━━━━━ Information shown

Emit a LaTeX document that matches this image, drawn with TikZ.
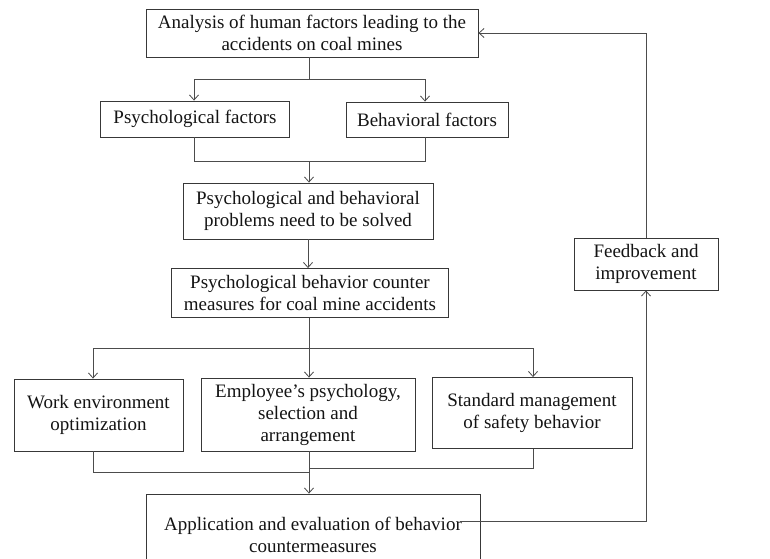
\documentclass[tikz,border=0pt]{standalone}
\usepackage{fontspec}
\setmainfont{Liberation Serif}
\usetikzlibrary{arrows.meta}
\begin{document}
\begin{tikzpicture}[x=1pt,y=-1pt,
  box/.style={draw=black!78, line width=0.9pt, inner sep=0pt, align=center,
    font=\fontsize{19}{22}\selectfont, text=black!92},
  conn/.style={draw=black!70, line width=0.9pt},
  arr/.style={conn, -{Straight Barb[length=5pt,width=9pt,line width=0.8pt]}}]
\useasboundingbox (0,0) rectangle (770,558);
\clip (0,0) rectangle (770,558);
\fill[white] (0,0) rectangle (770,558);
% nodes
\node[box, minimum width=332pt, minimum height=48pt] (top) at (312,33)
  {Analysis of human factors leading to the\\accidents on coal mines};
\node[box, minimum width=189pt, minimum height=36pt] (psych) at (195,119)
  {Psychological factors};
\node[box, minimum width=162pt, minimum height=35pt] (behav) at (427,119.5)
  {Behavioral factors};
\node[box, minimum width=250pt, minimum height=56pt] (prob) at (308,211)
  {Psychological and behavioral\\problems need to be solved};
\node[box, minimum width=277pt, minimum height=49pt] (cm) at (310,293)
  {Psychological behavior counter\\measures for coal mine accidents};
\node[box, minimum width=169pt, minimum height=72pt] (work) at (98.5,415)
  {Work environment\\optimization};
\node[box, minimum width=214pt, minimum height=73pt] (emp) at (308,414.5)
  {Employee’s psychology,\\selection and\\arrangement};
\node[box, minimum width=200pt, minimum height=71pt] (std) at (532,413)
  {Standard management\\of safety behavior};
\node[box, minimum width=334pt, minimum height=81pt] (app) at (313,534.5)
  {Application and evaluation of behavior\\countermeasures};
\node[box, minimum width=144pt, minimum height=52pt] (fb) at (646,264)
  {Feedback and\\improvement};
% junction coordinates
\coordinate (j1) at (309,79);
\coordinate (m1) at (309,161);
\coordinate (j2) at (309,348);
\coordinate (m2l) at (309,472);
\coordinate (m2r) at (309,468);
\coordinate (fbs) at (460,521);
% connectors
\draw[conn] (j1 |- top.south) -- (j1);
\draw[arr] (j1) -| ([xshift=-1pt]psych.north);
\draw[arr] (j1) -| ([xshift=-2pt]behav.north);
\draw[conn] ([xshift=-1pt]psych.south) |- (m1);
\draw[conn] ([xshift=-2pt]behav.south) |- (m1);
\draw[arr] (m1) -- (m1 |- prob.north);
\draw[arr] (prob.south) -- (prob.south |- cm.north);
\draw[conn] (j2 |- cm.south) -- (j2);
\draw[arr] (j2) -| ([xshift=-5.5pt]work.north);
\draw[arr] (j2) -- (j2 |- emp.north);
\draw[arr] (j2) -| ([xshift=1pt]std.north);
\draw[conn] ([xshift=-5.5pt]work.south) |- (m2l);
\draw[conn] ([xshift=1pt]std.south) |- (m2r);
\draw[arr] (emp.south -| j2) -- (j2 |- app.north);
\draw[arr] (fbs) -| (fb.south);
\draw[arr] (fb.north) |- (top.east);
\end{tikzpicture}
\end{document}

━━━━━━━━━━

▶ _Required work_:
Copy out all the data without changing anything, and drop the pictures.

▶ _Output of the exercise_:
Emit a LaTeX document that matches this image, drawn with TikZ.
\documentclass[tikz,border=0pt]{standalone}
\usepackage{fontspec}
\setmainfont{Liberation Serif}
\usetikzlibrary{arrows.meta}
\begin{document}
\begin{tikzpicture}[x=1pt,y=-1pt,
  box/.style={draw=black!78, line width=0.9pt, inner sep=0pt, align=center,
    font=\fontsize{19}{22}\selectfont, text=black!92},
  conn/.style={draw=black!70, line width=0.9pt},
  arr/.style={conn, -{Straight Barb[length=5pt,width=9pt,line width=0.8pt]}}]
\useasboundingbox (0,0) rectangle (770,558);
\clip (0,0) rectangle (770,558);
\fill[white] (0,0) rectangle (770,558);
% nodes
\node[box, minimum width=332pt, minimum height=48pt] (top) at (312,33)
  {Analysis of human factors leading to the\\accidents on coal mines};
\node[box, minimum width=189pt, minimum height=36pt] (psych) at (195,119)
  {Psychological factors};
\node[box, minimum width=162pt, minimum height=35pt] (behav) at (427,119.5)
  {Behavioral factors};
\node[box, minimum width=250pt, minimum height=56pt] (prob) at (308,211)
  {Psychological and behavioral\\problems need to be solved};
\node[box, minimum width=277pt, minimum height=49pt] (cm) at (310,293)
  {Psychological behavior counter\\measures for coal mine accidents};
\node[box, minimum width=169pt, minimum height=72pt] (work) at (98.5,415)
  {Work environment\\optimization};
\node[box, minimum width=214pt, minimum height=73pt] (emp) at (308,414.5)
  {Employee’s psychology,\\selection and\\arrangement};
\node[box, minimum width=200pt, minimum height=71pt] (std) at (532,413)
  {Standard management\\of safety behavior};
\node[box, minimum width=334pt, minimum height=81pt] (app) at (313,534.5)
  {Application and evaluation of behavior\\countermeasures};
\node[box, minimum width=144pt, minimum height=52pt] (fb) at (646,264)
  {Feedback and\\improvement};
% junction coordinates
\coordinate (j1) at (309,79);
\coordinate (m1) at (309,161);
\coordinate (j2) at (309,348);
\coordinate (m2l) at (309,472);
\coordinate (m2r) at (309,468);
\coordinate (fbs) at (460,521);
% connectors
\draw[conn] (j1 |- top.south) -- (j1);
\draw[arr] (j1) -| ([xshift=-1pt]psych.north);
\draw[arr] (j1) -| ([xshift=-2pt]behav.north);
\draw[conn] ([xshift=-1pt]psych.south) |- (m1);
\draw[conn] ([xshift=-2pt]behav.south) |- (m1);
\draw[arr] (m1) -- (m1 |- prob.north);
\draw[arr] (prob.south) -- (prob.south |- cm.north);
\draw[conn] (j2 |- cm.south) -- (j2);
\draw[arr] (j2) -| ([xshift=-5.5pt]work.north);
\draw[arr] (j2) -- (j2 |- emp.north);
\draw[arr] (j2) -| ([xshift=1pt]std.north);
\draw[conn] ([xshift=-5.5pt]work.south) |- (m2l);
\draw[conn] ([xshift=1pt]std.south) |- (m2r);
\draw[arr] (emp.south -| j2) -- (j2 |- app.north);
\draw[arr] (fbs) -| (fb.south);
\draw[arr] (fb.north) |- (top.east);
\end{tikzpicture}
\end{document}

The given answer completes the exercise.